Boris Petroff
American film director From Wikipedia, the free encyclopedia
Boris Petroff (December 19, 1894 – November 1972)[1][2] was a film director and producer who specialized in low budget exploitation films.[3][4][5][6][7][8] He sometimes used the pseudonym Brooke L. Peters. He included stock footage in some of his films.
Petroff directed Noah's Lark in 1929 and 1930.[9] It featured Morton and Mayo and was modeled after the 1928 film Noah's Ark.[citation needed]

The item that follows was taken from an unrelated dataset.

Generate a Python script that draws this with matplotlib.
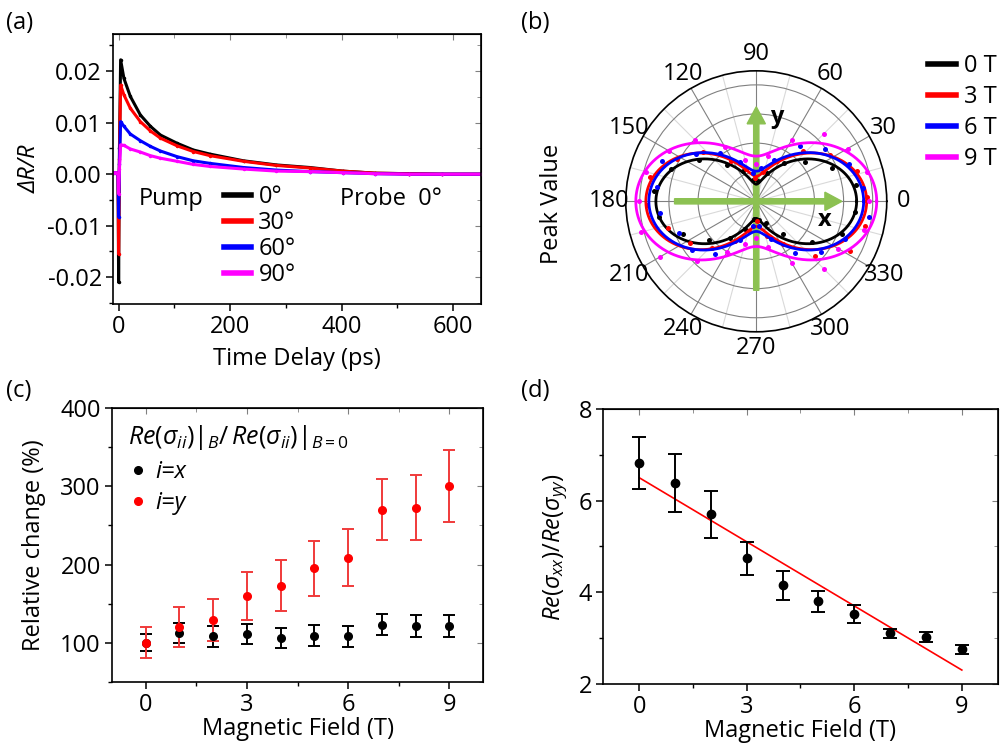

He asked Eddie Cochran to be in his musical comedy film The Girl Can't Help It in 1956. Cochran performed the song "Twenty Flight Rock" in the movie. In 2014, the Museum of Modern Art (MoMA) screened his 1936 film Hats Off.[10]
Personal life
Petroff married Jane Mann,[11] a screenwriter who co-wrote the scripts for The Unearthly and Anatomy of a Psycho. Gloria Petroff, their daughter, was in his films Two Lost Worlds[12] and The Unearthly.
Filmography
Director
- Hats Off (1936 film)[13]
- Red Snow (1952 film)[14] directed by Harry S. Franklin and Boris Petroff
- The Unearthly (1957), produced and directed by Boris Petroff (as Brook L. Peters)
- Outcasts of the City (1958)
- Anatomy of a Psycho (1961)
- Shotgun Wedding (1963 film)[15]
Other roles
- Arctic Fury (1949), producer[16]
- Two Lost Worlds (1951), producer and co-writer (dba Sterling Productions Inc.)[17]